By examining the points that join the main clusters late (higher up in the dendrogram), you can identify potential anomalies.
2. Cutting the Dendrogram at an Appropriate Level:
Choose a level in the dendrogram that creates distinct clusters. Points that don’t merge into one of these main clusters and remain as separate branches
can be considered outliers.
For example, if most data points cluster together at a low distance threshold, any points that remain isolated or join much later can signal unusual
data.
3. Distance Threshold Analysis:
Set a maximum distance threshold below which points are considered part of clusters. Data points or small clusters that fall outside this threshold 
can be flagged as outliers.
For instance, points that merge at a distance significantly higher than the average merging distance are likely anomalies.
4. Identifying Sparse or Small Clusters:
Small clusters (clusters with very few points) or clusters with a lot of distance from other clusters can indicate groups of outliers or anomalies.
Hierarchical clustering’s flexibility with granularity makes it easy to find these sparse clusters by adjusting the "cut" in the dendrogram.
5. Using Linkage Criteria:
Different linkage criteria (e.g., single, complete, or average linkage) can affect the identification of outliers. For example:
Complete linkage often forms more compact clusters, which can make outliers stand out more clearly.
Single linkage is sensitive to chaining, which may help reveal elongated patterns but might also include some borderline outliers.
Benefits of Hierarchical Clustering for Outlier Detection:
It provides a visual representation (dendrogram) that can make outlier detection more intuitive.

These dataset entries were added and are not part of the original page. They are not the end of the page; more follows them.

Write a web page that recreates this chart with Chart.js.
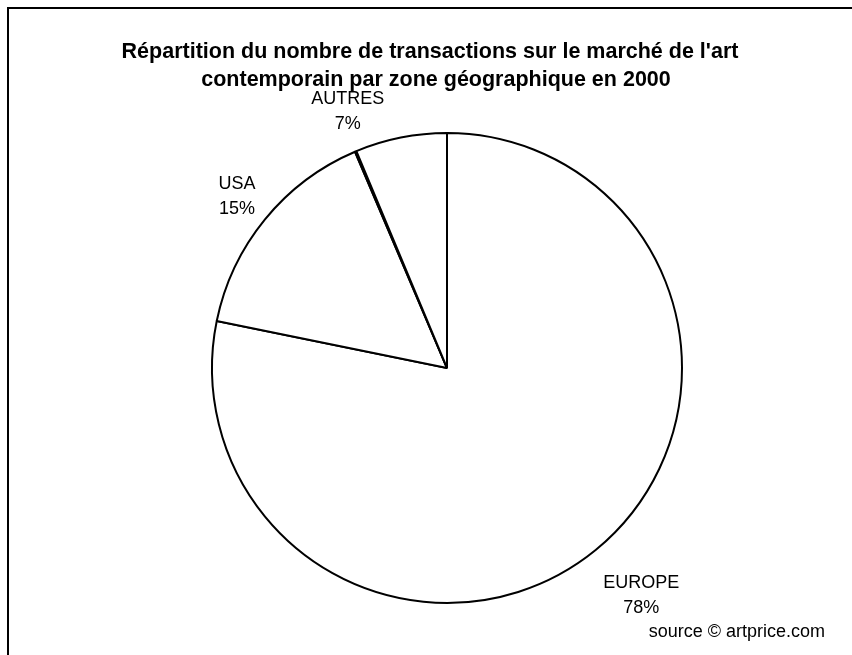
<!DOCTYPE html>
<html>
<head>
<meta charset="utf-8">
<script src="https://cdn.jsdelivr.net/npm/chart.js@4.4.1/dist/chart.umd.min.js"></script>
<style>
    html, body { margin: 0; padding: 0; background: #fff; }
    #wrap { width: 852px; height: 655px; }
</style>
</head>
<body>
<div id="wrap"><canvas id="pieChart" width="852" height="655"></canvas></div>
<script>
// Données du graphique
const categories = ["EUROPE", "USA", "", "AUTRES"];
const values = [78.2, 15.4, 0.1, 6.3];
const percentLabels = ["78%", "15%", "", "7%"];
const titleLines = [
    "Répartition du nombre de transactions sur le marché de l'art",
    "contemporain par zone géographique en 2000"
];
const sourceText = "source © artprice.com";

// Décalage des étiquettes (distance au bord, angle en degrés)
const labelNudge = [
    { dr: 64, da: -1.3 },
    { dr: 36, da: 0 },
    null,
    { dr: 40, da: -9.8 }
];

const FONT = "'Liberation Sans', Arial, sans-serif";

// Cadre, titre, étiquettes et source
const decorPlugin = {
    id: "decor",
    beforeDraw(chart) {
        const ctx = chart.ctx;
        ctx.save();
        ctx.fillStyle = "#fff";
        ctx.fillRect(0, 0, chart.width, chart.height);
        ctx.strokeStyle = "#000";
        ctx.lineWidth = 2;
        ctx.beginPath();
        ctx.moveTo(8, chart.height + 2);
        ctx.lineTo(8, 8);
        ctx.lineTo(chart.width + 2, 8);
        ctx.stroke();
        ctx.restore();
    },
    afterDatasetsDraw(chart) {
        const ctx = chart.ctx;
        ctx.save();
        ctx.fillStyle = "#000";
        ctx.textAlign = "center";
        ctx.textBaseline = "middle";

        // Titre
        ctx.font = "bold 21.5px " + FONT;
        ctx.fillText(titleLines[0], 430, 52);
        ctx.fillText(titleLines[1], 436, 80);

        // Étiquettes des secteurs
        ctx.font = "18px " + FONT;
        const arcs = chart.getDatasetMeta(0).data;
        arcs.forEach((arc, i) => {
            const nudge = labelNudge[i];
            if (!nudge || !categories[i]) return;
            const mid = (arc.startAngle + arc.endAngle) / 2 + nudge.da * Math.PI / 180;
            const dist = arc.outerRadius + nudge.dr;
            const x = arc.x + Math.cos(mid) * dist;
            const y = arc.y + Math.sin(mid) * dist;
            ctx.fillText(categories[i], x, y - 12.5);
            ctx.fillText(percentLabels[i], x, y + 12.5);
        });

        // Source
        ctx.textAlign = "right";
        ctx.fillText(sourceText, 825, 632);
        ctx.restore();
    }
};

new Chart(document.getElementById("pieChart"), {
    type: "pie",
    data: {
        labels: categories,
        datasets: [{
            data: values,
            backgroundColor: "#ffffff",
            borderColor: "#000000",
            borderWidth: 2,
            borderAlign: "center",
        }]
    },
    options: {
        responsive: false,
        animation: false,
        layout: { padding: { left: 211, right: 169, top: 132, bottom: 51 } },
        plugins: {
            legend: { display: false },
            title: { display: false },
            tooltip: { enabled: false },
        },
    },
    plugins: [decorPlugin]
});
</script>
</body>
</html>
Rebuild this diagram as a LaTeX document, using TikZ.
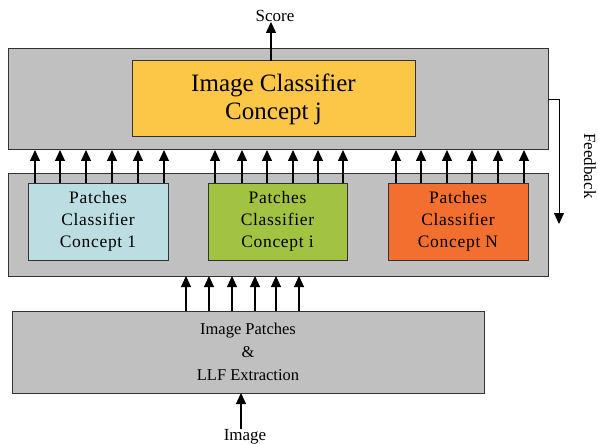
\documentclass[tikz,border=0pt]{standalone}
\usepackage{fontspec}
\setmainfont{Liberation Serif}
\newfontfamily\patchfont[LetterSpace=4]{Liberation Serif}
\usetikzlibrary{arrows.meta}
\definecolor{boxgray}{HTML}{C0C0C0}
\definecolor{edgegray}{HTML}{333333}
\definecolor{yel}{HTML}{FCC646}
\definecolor{cyanbox}{HTML}{BCDEE2}
\definecolor{greenbox}{HTML}{A2C242}
\definecolor{orangebox}{HTML}{F26F2F}
\tikzset{
  graybox/.style={draw=edgegray, fill=boxgray, line width=1pt, inner sep=0pt, outer sep=0pt},
  inbox/.style={draw=edgegray, line width=1pt, inner sep=0pt, outer sep=0pt, align=center,
    minimum height=77pt, font=\patchfont\fontsize{17.5}{22}\selectfont},
  arr/.style={line width=1.1pt, -{Triangle[width=10pt,length=11pt]}},
  lbl/.style={font=\fontsize{17}{21}\selectfont, inner sep=0pt}
}
\begin{document}
\begin{tikzpicture}[x=1pt,y=-1pt]
\useasboundingbox (0,0) rectangle (598,444);
% gray containers
\node[graybox, minimum width=540pt, minimum height=101pt] (top) at (278,99.5) {};
\node[graybox, minimum width=540pt, minimum height=103pt] (mid) at (278,224.5) {};
\node[graybox, minimum width=472pt, minimum height=82pt, align=center,
      font=\fontsize{16.5}{23}\selectfont] (bottom) at (248,352) {Image Patches\\\&\\LLF Extraction};
% inner boxes
\node[draw=edgegray, fill=yel, line width=1pt, inner sep=0pt, outer sep=0pt, align=center,
      minimum width=283pt, minimum height=76pt, font=\fontsize{25}{28}\selectfont] (yellow) at (273.5,99) {Image Classifier\\Concept j};
\node[inbox, fill=cyanbox, minimum width=140pt] (cyan) at (98,221.5) {Patches\\Classifier\\Concept 1};
\node[inbox, fill=greenbox, minimum width=139pt] (green) at (277.5,221.5) {Patches\\Classifier\\Concept i};
\node[inbox, fill=orangebox, minimum width=140pt] (orange) at (458,221.5) {Patches\\Classifier\\Concept N};
% labels
\node[lbl] (score) at (275,16) {Score};
\node[lbl] (img) at (245,437) {Image};
\node[lbl, rotate=-90] (fbtext) at (590,166) {Feedback};
% arrows from patch classifiers to image classifier
\foreach \x in {35,60,86,112,138,164}
  \draw[arr] (\x,0 |- cyan.north) -- (\x,0 |- top.south);
\foreach \x in {215,242,267,293,318,343}
  \draw[arr] (\x,0 |- green.north) -- (\x,0 |- top.south);
\foreach \x in {396,421,447,472,498,524}
  \draw[arr] (\x,0 |- orange.north) -- (\x,0 |- top.south);
% arrows from patches extraction to middle box
\foreach \x in {186,209,232,255,276,299}
  \draw[arr] (\x,0 |- bottom.north) -- (\x,0 |- mid.south);
% score
\draw[arr] (271,0 |- yellow.north) -- (271,0 |- score.south);
% image input
\draw[arr] (241,0 |- img.north) -- (241,0 |- bottom.south);
% feedback
\coordinate (fb) at (559,224);
\draw[arr, line width=0.9pt] (top.east) -| (fb);
\end{tikzpicture}
\end{document}
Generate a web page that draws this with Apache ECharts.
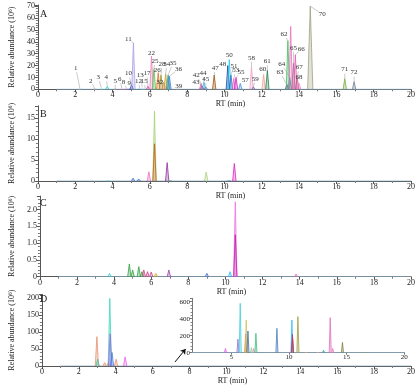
<!DOCTYPE html>
<html><head><meta charset="utf-8">
<script src="https://cdn.jsdelivr.net/npm/echarts@6/dist/echarts.min.js"></script>
<style>html,body{margin:0;padding:0;background:#fff}#c{width:419px;height:386px}</style>
</head><body><div id="c"></div>
<script>
// ---------- DATA ----------
// Panel A: retention time (min), relative abundance (10^6), peak label
const rtA = [2.25,3.05,3.4,3.72,4.15,4.5,4.75,4.95,5.02,5.12,5.45,5.6,5.75,5.9,6.09,6.22,6.45,6.6,6.75,6.85,6.98,7.05,7.5,8.75,8.8,8.9,9.0,9.45,10.18,10.26,10.35,10.5,10.62,10.85,11.45,11.55,12.1,12.3,13.35,13.4,13.5,13.55,13.7,13.8,13.9,14.0,14.6,16.45,16.95];
const hA  = [0.8,0.5,1.0,2.5,0.5,1.0,0.8,1.5,4,39,1,1.5,1,2.5,28,17,14,12,6,13,12,11,0.3,5,3,6,2,12,20,25,12,9,10,5,19,2,12.5,16,4,41,10,53,22,29,10,5,70,9,6.5];
const labelA = ['1','2','3','4','5','6','8','9','10','11','12','13','15','17','22','25','26','28','32','34','35','36','39','42','43','44','45','47','48','50','51','53','55','57','58','59','60','61','63','62','64','','65','66','67','68','70','71','72'];
// Panel B
const rtB = [3.75,5.1,5.4,5.95,6.25,6.25,6.93,7.1,9.02,10.25,10.53];
const hB  = [0.2,0.7,0.5,2.2,16.7,8.9,4.4,0.3,2.15,0.2,4.2];
// Panel C
const rtC = [3.75,4.82,5.0,5.33,5.5,5.6,5.8,6.0,6.25,6.95,9.0,10.25,10.53,10.53,13.8,14.6,16.95];
const hC  = [0.1,0.38,0.2,0.3,0.15,0.2,0.15,0.14,0.1,0.2,0.1,0.15,2.23,1.25,0.08,0.04,0.04];
// Panel D (main)
const rtD = [2.98,3.02,3.4,3.6,3.68,3.7,3.8,4.02,4.51];
const hD  = [86.8,20,10,10,200,95,40,20,27];
// Panel D (inset)
const rtDi = [4.5,5.58,5.78,6.25,6.3,6.45,6.75,6.95,7.14,8.96,10.26,10.3,10.32,10.78,11.5,12.5,13.0,13.58,13.8,14.64,16.4,17.0];
const hDi  = [50,160,581,220,385,255,60,50,228,287,385,216,180,424,20,20,30,412,50,122,10,8];
// Tick labels
const insetTicks = [5,10,15,20];

// ---------- STYLES ----------
const colorA = ['#7fb8e0','#999999','#50c8d8','#30d0e0','#a0a0a0','#e070b0','#9060c0','#304090','#3060c0','#a8a0e8','#30a0a0','#80b0e0','#60b060','#d040c0','#f080b8','#50c050','#e07020','#909030','#e08850','#d0a020','#20a0a0','#4080d0','#a0a0a0','#e060a0','#9050b0','#40b0e0','#6080a0','#a05010','#2040a0','#20c8f0','#3070c0','#f060c0','#d020c0','#5090e0','#f0a0c8','#8060a0','#f0a090','#208050','#8050a0','#40c060','#30a090','#f070c0','#b06090','#e060b0','#c06080','#f080d0','#a0a080','#70b040','#708090'];
const labelOffsetA = [[-4,-20],[-4,-8],[-3,-11],[-1,-9],[0,-8],[-2,-9],[-3,-6],[-1,-4],[-3,-11],[-5,-4],[-1,-7],[-2,-12],[-1,-7],[-1,-13],[0,-3],[1,-8],[-1,-3],[1,-11],[-4,0],[1,-10],[5,-12],[9,-7],[1,-3],[-5,-8],[-6,-4],[-1,-9],[0,-8],[1,-7],[-5,-1],[0,-4],[3,-9],[2,-8],[5,-5],[5,-3],[0,-9],[2,-8],[-1,-5],[0,-9],[-7,-12],[-4,-6],[-8,-13],[0,0],[0,-15],[6,-6],[2,-10],[0,-6],[12,8],[0,-9],[0,-9]];
const colorB = ['#40d0e0','#4070d0','#4070d0','#f070c0','#a8d070','#c0601a','#9030a0','#40a060','#b0d080','#4070d0','#e020c0'];
const colorC = ['#40d0e0','#30a040','#30a040','#30a040','#30a040','#d04080','#d04080','#d04080','#d0b020','#a040b0','#4070d0','#30c0f0','#f070e0','#c020b0','#e070c0','#999999','#999999'];
const colorD = ['#e89070','#40c0a0','#e89070','#e89070','#40d8c0','#a060e0','#4080e0','#e89070','#f060f0'];
const colorDi = ['#e060e0','#a070d0','#40d0e0','#e08030','#d0c060','#4070b0','#90d090','#f090c0','#40c080','#5080c0','#30c0f0','#8040a0','#d04040','#a0a040','#f0a060','#f0a090','#40a0a0','#e070c0','#f080c0','#808040','#60b040','#999999'];
const HW = 0.09;
const WIDE_A = {'70':0.14};
const FONT = 'Liberation Serif';
const TXT = '#222';
const AX = '#555';

function peakSeries(rts, hs, colors, idx, hwFn) {
  return rts.map((rt, i) => {
    const hw = hwFn ? hwFn(i) : HW;
    return {
      type:'line', xAxisIndex:idx, yAxisIndex:idx, symbol:'none', silent:true, animation:false, z:2,
      data:[[rt-hw,0],[rt,hs[i]],[rt+hw,0]],
      lineStyle:{color:colors[i], width:0.8},
      areaStyle:{color:colors[i], opacity:0.3}
    };
  });
}
function baseline(idx, extra) {
  return Object.assign({type:'line', xAxisIndex:idx, yAxisIndex:idx, symbol:'none', silent:true, animation:false, z:1,
    data:[[1,0],[20,0]], lineStyle:{color:'#8ab0c8', width:0.8}}, extra||{});
}
function xAxis(idx) {
  return {type:'value', gridIndex:idx, min:0, max:20, interval:2,
    axisLine:{show:true, onZero:false, lineStyle:{color:AX, width:1}},
    axisTick:{show:true, length:3, lineStyle:{color:AX}},
    minorTick:{show:true, splitNumber:2, length:2, lineStyle:{color:'#777'}},
    splitLine:{show:false},
    axisLabel:{fontFamily:FONT, fontSize:8, color:TXT, margin:2},
    name:'RT (min)', nameLocation:'middle', nameGap:11,
    nameTextStyle:{fontFamily:FONT, fontSize:8, color:TXT, padding:[0,0,0,12]}};
}
function onStep(v, step) { const k = v/step; return Math.abs(k-Math.round(k)) < 1e-6; }
function yAxis(idx, max, interval, decimals) {
  return {type:'value', gridIndex:idx, min:0, max:max, interval:interval,
    axisLine:{show:true, lineStyle:{color:AX, width:1}},
    axisTick:{show:true, length:3, lineStyle:{color:AX}},
    minorTick:{show:true, splitNumber:5, length:2, lineStyle:{color:'#777'}},
    splitLine:{show:false},
    axisLabel:{fontFamily:FONT, fontSize:8, color:TXT, margin:3,
      formatter: v => !onStep(v, interval) ? '' : (v===0 ? '0' : (decimals ? v.toFixed(decimals) : String(v)))},
    name:'Relative abundance (10\u2076)', nameLocation:'middle', nameGap:17, nameRotate:90,
    nameTextStyle:{fontFamily:FONT, fontSize:8, color:TXT}};
}

const labelIdx = labelA.map((t,i)=>t?i:-1).filter(i=>i>=0);
const labelSeries = {
  type:'custom', xAxisIndex:0, yAxisIndex:0, silent:true, animation:false, z:5,
  encode:{x:0, y:1},
  data: labelIdx.map(i => [rtA[i], hA[i], i]),
  renderItem: (params, api) => {
    const i = api.value(2);
    const p = api.coord([api.value(0), api.value(1)]);
    const o = labelOffsetA[i];
    const lx = p[0]+o[0], ly = p[1]+o[1];
    const children = [{type:'text', style:{text:labelA[i], x:lx, y:ly, fill:'#333',
      font:'7px "Liberation Serif"', align:'center', verticalAlign:'middle'}}];
    const d = Math.hypot(o[0], o[1]);
    if (d > 6) {
      const ux = -o[0]/d, uy = -o[1]/d;
      children.push({type:'line', shape:{x1:lx+ux*4, y1:ly+uy*4, x2:p[0], y2:p[1]},
        style:{stroke:'#999', lineWidth:0.5}});
    }
    return {type:'group', children};
  }
};

const grids = [
  {left:31, right:8, top:5, bottom:296.7},
  {left:31, right:8, top:105.8, bottom:205},
  {left:31, right:8, top:196.1, bottom:109.3},
  {left:31, right:8, top:294.3, bottom:20},
  {left:192, right:14.7, top:298.3, bottom:33.3}
];
const xAxes = [xAxis(0), xAxis(1), xAxis(2), xAxis(3),
  {type:'value', gridIndex:4, min:1.6, max:20,
    axisLine:{show:true, onZero:false, lineStyle:{color:'#777', width:1}},
    axisTick:{show:true, length:2, customValues:insetTicks, lineStyle:{color:'#777'}},
    axisLabel:{fontFamily:FONT, fontSize:7, color:TXT, margin:1, customValues:insetTicks},
    splitLine:{show:false}}];
const yAxes = [
  yAxis(0, 71, 10),
  yAxis(1, 18, 5),
  yAxis(2, 2.4, 0.5, 1),
  yAxis(3, 212, 50),
  {type:'value', gridIndex:4, min:0, max:640, interval:200,
    axisLine:{show:true, lineStyle:{color:'#777', width:1}},
    axisTick:{show:true, length:2, lineStyle:{color:'#777'}},
    minorTick:{show:true, splitNumber:5, length:1.5, lineStyle:{color:'#888'}},
    splitLine:{show:false},
    axisLabel:{fontFamily:FONT, fontSize:7, color:TXT, margin:2,
      formatter: v => onStep(v, 200) ? String(v) : ''}}
];

const series = [
  baseline(0), baseline(1), baseline(2),
  baseline(3, {markLine:{silent:true, animation:false, symbol:['none','arrow'], symbolSize:5,
    label:{show:false}, lineStyle:{color:'#111', width:1, type:'solid'},
    data:[[{coord:[7.21,11.8]},{coord:[7.79,50.3]}]]}}),
  baseline(4, {data:[[1.6,0],[20,0]]}),
  ...peakSeries(rtA, hA, colorA, 0, i => WIDE_A[labelA[i]] || HW),
  ...peakSeries(rtB, hB, colorB, 1),
  ...peakSeries(rtC, hC, colorC, 2),
  ...peakSeries(rtD, hD, colorD, 3),
  ...peakSeries(rtDi, hDi, colorDi, 4),
  labelSeries
];

const titles = [['A',4],['B',104],['C',193],['D',289]].map(([t,top]) => ({
  text:t, left:35, top:top, textStyle:{fontFamily:FONT, fontSize:10, fontWeight:'normal', color:TXT}}));

const chart = echarts.init(document.getElementById('c'), null, {renderer:'canvas'});
chart.setOption({
  animation:false, backgroundColor:'#fff',
  title: titles,
  grid: grids, xAxis: xAxes, yAxis: yAxes, series: series
});
</script></body></html>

It allows for multi-level analysis, helping to find anomalies at different scales.
Unlike K-Means, hierarchical clustering doesn’t assume all data points belong to clusters, making it better suited for datasets where outliers aren’t
forced into a cluster.
In summary, by examining the dendrogram structure, setting distance thresholds, and analyzing small or isolated clusters, hierarchical clustering 
can effectively highlight outliers in data, making it a valuable tool for anomaly detection.